Payton is alluding to the racial wealth gap in our country: median wealth for white families was $285,000 in 2022, while that for Hispanic families was $61,600 and for Black families $44,900, according to the Federal Reserve. White families are 70% more likely to own a home than Black families and 55% more likely than Hispanic families.

This inequality is not an accident. Rather, it flows directly from deliberate decisions, not only those of lenders but also those of public entities. In the 1930s, lending institution maps labeled communities of color “hazardous” or “high-risk.” And the Federal Housing Administration did not provide insurance for mortgages in or near Black neighborhoods.

In 1974, Congress set out to correct loan injustices — for women. The original ECOA prohibited lending discrimination based on sex or marital status — a vital step toward equality of opportunity but nowhere close to enough. Fortunately, two years later Congress amended the act to ban discrimination based on race, national origin, or other bases as well. ECOA extended the groundwork established by the 1968 Fair Housing Act, which prohibits housing discrimination.

Some may deem redlining to be a practice from a bygone era, but sadly, today it is alive and well. Although many lenders do comply with ECOA, in very recent years the department has identified lenders in Alabama, California, Florida, North Carolina, New Jersey, Pennsylvania, Ohio, Oklahoma, Rhode Island, Tennessee and Texas that have failed to provide equal access to loans; they have served majority-white areas within their markets while ignoring nearby communities of color. 

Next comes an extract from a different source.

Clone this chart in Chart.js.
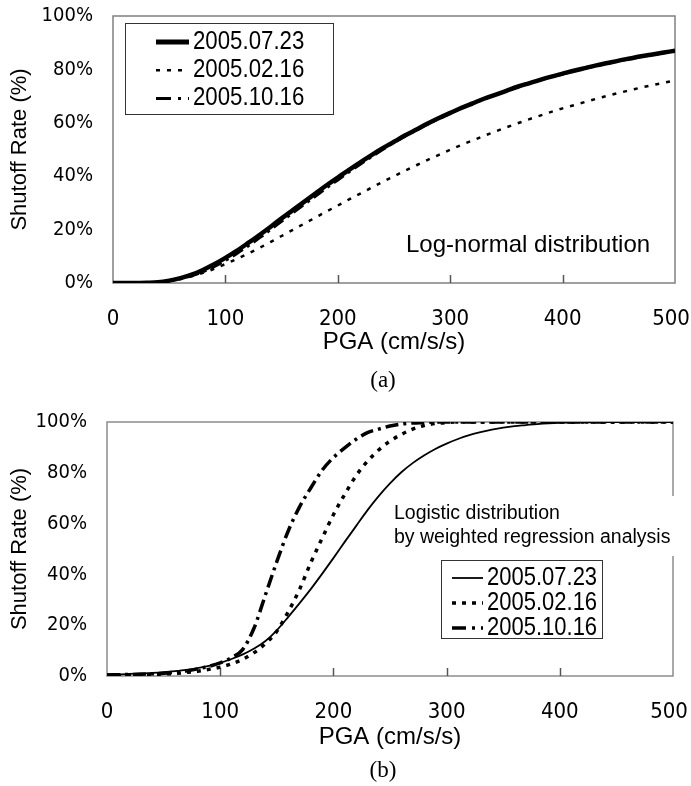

The Civil Rights Division fights to eliminate this scourge under a whole-of-government approach called the Combating Redlining Initiative. Launched in October 2021 by the Justice Department, and carried out through the division’s Housing and Civil Enforcement Section, the initiative works with other government entities (for example, the Consumer Financial Protection Bureau, prudential regulators and state attorneys general) to seek the relief necessary to address the harms borne by redlined communities. To date, the division has secured settlements that have provided more than $152 million in relief. That’s $134 million toward loan subsidy funds and $18 million in community partnerships that provide services related to credit (consumer financial education, foreclosure prevention) along with advertising, outreach and counseling targeted toward affected communities. As a result of our settlements, lenders are opening new branches or offices and hiring community lending officers to oversee continued development.

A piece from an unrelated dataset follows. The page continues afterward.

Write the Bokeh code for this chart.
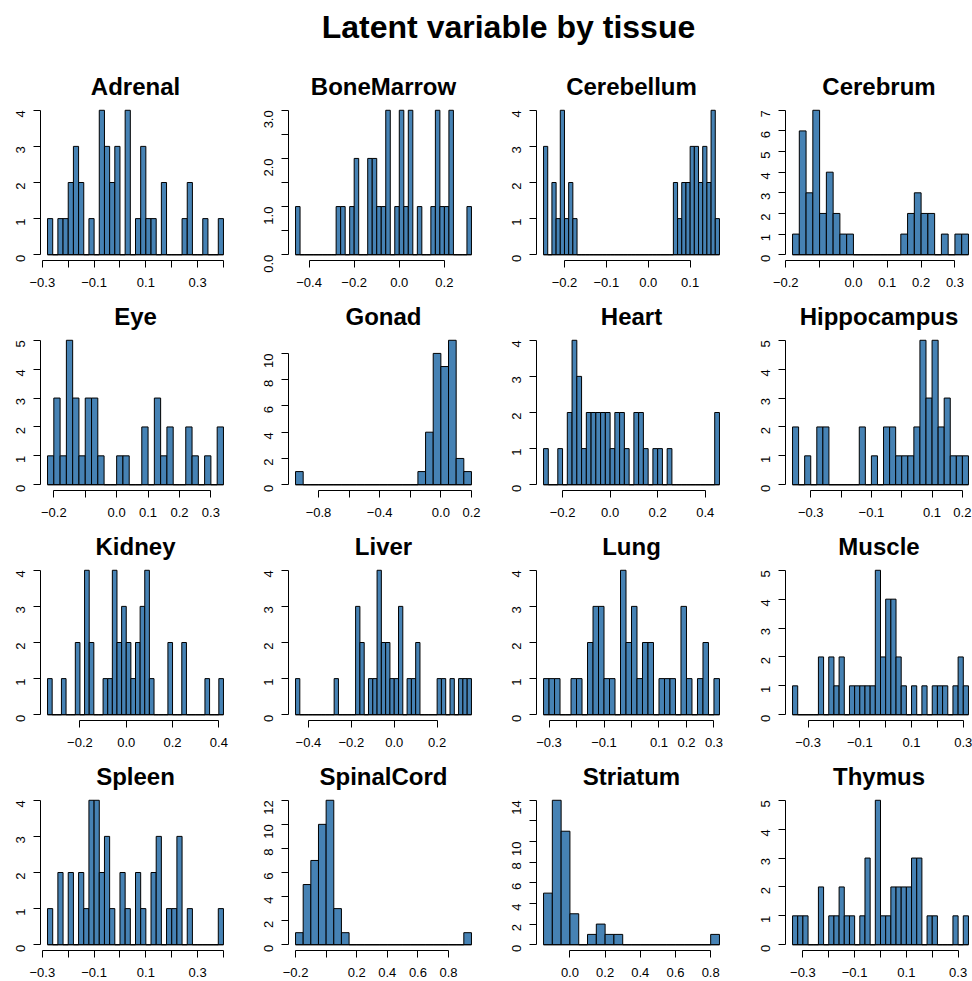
import math
from bokeh.plotting import figure
from bokeh.layouts import column, row
from bokeh.models import Range1d, FixedTicker, CustomJSTickFormatter, ColumnDataSource
from bokeh.embed import file_html
from bokeh.resources import INLINE

M = "\u2212"

tissues = ["Adrenal", "BoneMarrow", "Cerebellum", "Cerebrum",
           "Eye", "Gonad", "Heart", "Hippocampus",
           "Kidney", "Liver", "Lung", "Muscle",
           "Spleen", "SpinalCord", "Striatum", "Thymus"]

bin_start = [-0.28, -0.46, -0.25, -0.18,
             -0.22, -0.95, -0.28, -0.36,
             -0.34, -0.46, -0.32, -0.36,
             -0.28, -0.20, -0.15, -0.34]
bin_width = [0.02, 0.02, 0.01, 0.02,
             0.02, 0.05, 0.02, 0.02,
             0.02, 0.02, 0.02, 0.02,
             0.02, 0.05, 0.05, 0.02]

adrenal = [1, 0, 1, 1, 2, 3, 2, 0, 1, 0, 4, 3, 2, 3, 0, 4, 0, 1, 3, 1, 1, 0, 2, 0, 0, 0, 1, 2, 0, 0, 1, 0, 0, 1]
bone_marrow = [1, 0, 0, 0, 0, 0, 0, 0, 0, 1, 1, 0, 1, 2, 0, 0, 2, 2, 1, 1, 3, 0, 1, 3, 1, 3, 0, 1, 0, 0, 1, 3, 1, 1, 3, 0, 0, 0, 1]
cerebellum = [3, 0, 2, 1, 4, 1, 2, 1, 0, 0, 0, 0, 0, 0, 0, 0, 0, 0, 0, 0, 0, 0, 0, 0, 0, 0, 0, 0, 0, 0, 0,
              2, 1, 2, 2, 3, 3, 2, 3, 2, 4, 1]
cerebrum = [1, 6, 3, 7, 2, 4, 2, 1, 1, 0, 0, 0, 0, 0, 0, 0, 1, 2, 3, 2, 2, 0, 1, 0, 1, 1]
eye = [1, 3, 1, 5, 3, 1, 3, 3, 1, 0, 0, 1, 1, 0, 0, 2, 0, 3, 1, 2, 0, 0, 2, 1, 0, 1, 0, 2]
gonad = [1, 0, 0, 0, 0, 0, 0, 0, 0, 0, 0, 0, 0, 0, 0, 0, 1, 4, 10, 9, 11, 2, 1]
heart = [1, 0, 0, 1, 0, 2, 4, 3, 1, 2, 2, 2, 2, 2, 1, 2, 2, 1, 0, 2, 2, 1, 0, 1, 1, 0, 1,
         0, 0, 0, 0, 0, 0, 0, 0, 0, 2]
hippocampus = [2, 0, 1, 0, 2, 2, 0, 0, 0, 0, 0, 2, 0, 1, 0, 2, 2, 1, 1, 1, 2, 5, 3, 5, 2, 3, 1, 1, 1]
kidney = [1, 0, 0, 1, 0, 0, 2, 0, 4, 2, 0, 0, 1, 1, 4, 2, 3, 2, 1, 2, 3, 4, 1, 0, 0, 0, 2, 0, 0, 2,
          0, 0, 0, 0, 1, 0, 0, 1]
liver = [1, 0, 0, 0, 0, 0, 0, 0, 0, 1, 0, 0, 0, 0, 3, 2, 0, 1, 1, 4, 2, 2, 1, 1, 3, 0, 1, 1, 2,
         0, 0, 0, 0, 1, 1, 0, 1, 0, 1, 1, 1]
lung = [1, 1, 1, 0, 0, 1, 1, 0, 2, 3, 3, 1, 1, 0, 4, 2, 3, 1, 2, 2, 0, 1, 1, 1, 0, 3, 1, 0, 1, 2, 0, 1]
muscle = [1, 0, 0, 0, 0, 2, 0, 2, 1, 2, 0, 1, 1, 1, 1, 1, 5, 2, 4, 4, 2, 1, 0, 1, 0, 1, 0, 1, 1, 1, 0, 1, 2, 1]
spleen = [1, 0, 2, 0, 2, 0, 2, 1, 4, 4, 2, 3, 1, 0, 2, 1, 0, 2, 1, 0, 2, 3, 0, 1, 1, 3, 0, 1, 0, 0, 0, 0, 0, 1]
spinal_cord = [1, 5, 7, 10, 12, 3, 1, 0, 0, 0, 0, 0, 0, 0, 0, 0, 0, 0, 0, 0, 0, 0, 1]
striatum = [5, 14, 11, 3, 0, 1, 2, 1, 1, 0, 0, 0, 0, 0, 0, 0, 0, 0, 0, 1]
thymus = [1, 1, 1, 0, 0, 2, 0, 1, 1, 2, 1, 1, 0, 1, 3, 0, 5, 1, 1, 2, 2, 2, 2, 3, 3, 0, 1, 1, 0, 0, 0, 1, 0, 1]

counts = [adrenal, bone_marrow, cerebellum, cerebrum,
          eye, gonad, heart, hippocampus,
          kidney, liver, lung, muscle,
          spleen, spinal_cord, striatum, thymus]

xt_a = [-0.3, -0.2, -0.1, 0.0, 0.1, 0.2, 0.3, 0.4]
xl_a = [M + "0.3", "", M + "0.1", "", "0.1", "", "0.3", ""]
xt_b = [-0.4, -0.2, 0.0, 0.2]
xl_b = [M + "0.4", M + "0.2", "0.0", "0.2"]
xt_c = [-0.2, -0.1, 0.0, 0.1]
xl_c = [M + "0.2", M + "0.1", "0.0", "0.1"]
xt_d = [-0.2, -0.1, 0.0, 0.1, 0.2, 0.3]
xl_d = [M + "0.2", "", "0.0", "0.1", "0.2", "0.3"]
xt_g = [-0.8, -0.6, -0.4, -0.2, 0.0, 0.2]
xl_g = [M + "0.8", "", M + "0.4", "", "0.0", "0.2"]
xt_h = [-0.2, 0.0, 0.2, 0.4]
xl_h = [M + "0.2", "0.0", "0.2", "0.4"]
xt_hc = [-0.3, -0.2, -0.1, 0.0, 0.1, 0.2]
xl_hc = [M + "0.3", "", M + "0.1", "", "0.1", "0.2"]
xt_m = [-0.3, -0.2, -0.1, 0.0, 0.1, 0.2, 0.3]
xl_lung = [M + "0.3", "", M + "0.1", "", "0.1", "0.2", "0.3"]
xl_m = [M + "0.3", "", M + "0.1", "", "0.1", "", "0.3"]
xt_sc = [-0.2, 0.0, 0.2, 0.4, 0.6, 0.8]
xl_sc = [M + "0.2", "", "0.2", "0.4", "0.6", "0.8"]
xt_st = [0.0, 0.2, 0.4, 0.6, 0.8]
xl_st = ["0.0", "0.2", "0.4", "0.6", "0.8"]

x_ticks = [xt_a, xt_b, xt_c, xt_d, xt_d, xt_g, xt_h, xt_hc,
           xt_h, xt_b, xt_m, xt_m, xt_a, xt_sc, xt_st, xt_m]
x_labels = [xl_a, xl_b, xl_c, xl_d, xl_d, xl_g, xl_h, xl_hc,
            xl_h, xl_b, xl_lung, xl_m, xl_a, xl_sc, xl_st, xl_m]

yt4 = [0, 1, 2, 3, 4]
yl4 = ["0", "1", "2", "3", "4"]
yt5 = [0, 1, 2, 3, 4, 5]
yl5 = ["0", "1", "2", "3", "4", "5"]
yt7 = [0, 1, 2, 3, 4, 5, 6, 7]
yl7 = ["0", "1", "2", "3", "4", "5", "6", "7"]
yt_bm = [0.0, 0.5, 1.0, 1.5, 2.0, 2.5, 3.0]
yl_bm = ["0.0", "", "1.0", "", "2.0", "", "3.0"]
yt10 = [0, 2, 4, 6, 8, 10]
yl10 = ["0", "2", "4", "6", "8", "10"]
yt12 = [0, 2, 4, 6, 8, 10, 12]
yl12 = ["0", "2", "4", "6", "8", "10", "12"]
yt14 = [0, 2, 4, 6, 8, 10, 12, 14]
yl14 = ["0", "2", "4", "6", "8", "10", "", "14"]

y_ticks = [yt4, yt_bm, yt4, yt7, yt5, yt10, yt4, yt5,
           yt4, yt4, yt4, yt5, yt4, yt12, yt14, yt5]
y_labels = [yl4, yl_bm, yl4, yl7, yl5, yl10, yl4, yl5,
            yl4, yl4, yl4, yl5, yl4, yl12, yl14, yl5]

FONT = "Liberation Sans"
FILL = "#4682B4"
FIG_W = [248, 248, 248, 228]
BORDER_L = [40, 40, 40, 41]
BORDER_R = [18, 18, 18, 0]
FRAME_W = 190
ROW_H = 230
TOP_B = 42
BOT_B = 32

JS = """
for (let k = 0; k < tv.length; k++) {
  if (Math.abs(tv[k] - tick) < 1e-9) { return tl[k]; }
}
return '';
"""


def style_axis(ax, ticks, labels):
    ax.ticker = FixedTicker(ticks=ticks, minor_ticks=[])
    ax.formatter = CustomJSTickFormatter(args=dict(tv=ticks, tl=labels), code=JS)
    ax.bounds = (ticks[0], ticks[-1])
    ax.axis_line_color = "black"
    ax.axis_line_width = 1
    ax.major_tick_line_color = "black"
    ax.major_tick_out = 7
    ax.major_tick_in = 0
    ax.minor_tick_out = 0
    ax.minor_tick_in = 0
    ax.major_label_text_font = FONT
    ax.major_label_text_font_size = "13px"
    ax.major_label_text_color = "black"


def make_panel(i):
    c = i % 4
    cnt = counts[i]
    n = len(cnt)
    edges = [round(bin_start[i] + bin_width[i] * k, 6) for k in range(n + 1)]
    lo, hi = edges[0], edges[-1]
    pad = 0.04 * (hi - lo)
    x0, x1 = lo - pad, hi + pad
    fw = FIG_W[c] - BORDER_L[c] - BORDER_R[c]
    x1 = x0 + (x1 - x0) * fw / FRAME_W
    ymax = max(cnt)
    p = figure(width=FIG_W[c], height=ROW_H,
               x_range=Range1d(x0, x1), y_range=Range1d(-0.04 * ymax, 1.04 * ymax),
               toolbar_location=None, output_backend="svg",
               min_border_left=BORDER_L[c], min_border_right=BORDER_R[c],
               min_border_top=TOP_B, min_border_bottom=BOT_B,
               title=tissues[i])
    p.title.align = "center"
    p.title.text_font = FONT
    p.title.text_font_size = "24px"
    p.title.text_font_style = "bold"
    p.title.text_color = "black"
    p.title.standoff = 9
    p.outline_line_color = None
    p.grid.visible = False
    p.background_fill_color = "white"
    p.border_fill_color = "white"
    src = ColumnDataSource(dict(left=edges[:-1], right=edges[1:], top=cnt))
    p.quad(left="left", right="right", bottom=0, top="top", source=src,
           fill_color=FILL, line_color="black", line_width=1)
    p.line(x=[edges[0], edges[-1]], y=[0, 0], line_color="black", line_width=1)
    style_axis(p.xaxis[0], x_ticks[i], x_labels[i])
    style_axis(p.yaxis[0], y_ticks[i], y_labels[i])
    p.xaxis.major_label_standoff = 10
    p.yaxis.major_label_standoff = 13
    p.yaxis.major_label_orientation = math.pi / 2
    return p


top = figure(width=972, height=62, toolbar_location=None, output_backend="svg",
             x_axis_location=None, y_axis_location=None,
             min_border_left=44, min_border_right=0, min_border_top=47, min_border_bottom=0,
             title="Latent variable by tissue")
top.title.align = "center"
top.title.text_font = FONT
top.title.text_font_size = "32px"
top.title.text_font_style = "bold"
top.title.text_color = "black"
top.title.standoff = 6
top.outline_line_color = None
top.grid.visible = False

panels = [make_panel(i) for i in range(16)]
rows = [row(panels[4 * r:4 * r + 4], spacing=0) for r in range(4)]
layout = column([top] + rows, spacing=0)

open("out.html", "w").write(file_html(layout, INLINE))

What’s more, and often overlooked, these settlements go further than the dollar amounts suggest. These are investments that grow. Because our experience in past cases has shown that each dollar of loan subsidy yields over $10 of new credit to affected communities, our work thus far is bringing more than $1 billion in relief. Not only that, but lenders often find that addressing fair lending risk grows their business. Some then decide to apply the measures across markets. In other words, fair lending and expanded business opportunities go hand in hand.

It's a feedback loop that only increases community stability, collective prosperity and family economic independence — not just in the neighborhoods directly served by the settlements but in neighborhoods everywhere in the United States.

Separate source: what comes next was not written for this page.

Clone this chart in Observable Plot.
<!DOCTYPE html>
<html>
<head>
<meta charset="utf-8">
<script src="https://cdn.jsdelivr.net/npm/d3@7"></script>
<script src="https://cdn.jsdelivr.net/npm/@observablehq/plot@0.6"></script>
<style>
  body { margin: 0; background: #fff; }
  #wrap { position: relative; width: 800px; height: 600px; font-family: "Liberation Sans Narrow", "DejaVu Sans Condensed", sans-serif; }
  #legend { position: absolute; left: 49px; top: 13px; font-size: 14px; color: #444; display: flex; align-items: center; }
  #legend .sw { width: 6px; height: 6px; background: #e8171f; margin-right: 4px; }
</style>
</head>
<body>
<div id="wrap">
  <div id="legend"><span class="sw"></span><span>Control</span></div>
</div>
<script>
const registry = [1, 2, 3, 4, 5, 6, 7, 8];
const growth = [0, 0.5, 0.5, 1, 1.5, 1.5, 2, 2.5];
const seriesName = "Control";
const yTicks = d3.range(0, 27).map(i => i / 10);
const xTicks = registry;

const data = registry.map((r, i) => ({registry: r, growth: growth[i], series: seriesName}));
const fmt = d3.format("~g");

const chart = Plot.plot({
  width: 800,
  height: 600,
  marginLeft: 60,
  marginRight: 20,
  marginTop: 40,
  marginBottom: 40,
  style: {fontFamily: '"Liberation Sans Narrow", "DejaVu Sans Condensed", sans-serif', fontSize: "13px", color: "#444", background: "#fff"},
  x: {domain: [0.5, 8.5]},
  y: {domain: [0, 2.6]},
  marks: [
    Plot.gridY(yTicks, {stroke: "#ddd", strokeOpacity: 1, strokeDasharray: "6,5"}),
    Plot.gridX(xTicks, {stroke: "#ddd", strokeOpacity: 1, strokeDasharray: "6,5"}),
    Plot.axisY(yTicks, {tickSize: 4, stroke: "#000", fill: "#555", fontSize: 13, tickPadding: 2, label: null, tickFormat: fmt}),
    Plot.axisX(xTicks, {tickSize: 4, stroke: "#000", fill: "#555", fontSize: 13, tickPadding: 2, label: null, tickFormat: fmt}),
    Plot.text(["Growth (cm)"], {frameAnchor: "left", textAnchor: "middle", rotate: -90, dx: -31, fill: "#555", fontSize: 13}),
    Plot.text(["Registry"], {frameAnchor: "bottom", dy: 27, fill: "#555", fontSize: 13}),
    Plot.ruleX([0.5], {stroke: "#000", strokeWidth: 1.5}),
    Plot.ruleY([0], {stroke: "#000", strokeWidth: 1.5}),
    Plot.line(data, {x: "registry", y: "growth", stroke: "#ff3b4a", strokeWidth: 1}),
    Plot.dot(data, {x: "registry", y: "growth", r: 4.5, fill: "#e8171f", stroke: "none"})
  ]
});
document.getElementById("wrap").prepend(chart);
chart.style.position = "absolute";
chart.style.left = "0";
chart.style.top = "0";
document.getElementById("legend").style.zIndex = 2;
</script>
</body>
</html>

In the Civil Rights Division, we use ECOA every day to help ensure fair and equal opportunity for all Americans. With the initiative, the division has attacked redlining on the broadest scale in history. Recently, we reached the first settlement agreement with a credit union, and we have reached agreements with mortgage companies as well, underscoring the fact that all lenders — not just banks — must abide by the terms of ECOA.

Fifty years in, we acknowledge that while we have made great progress, we must do still more. Eliminating modern day redlining is part of our broader efforts to ensure equal access to opportunity for all Americans.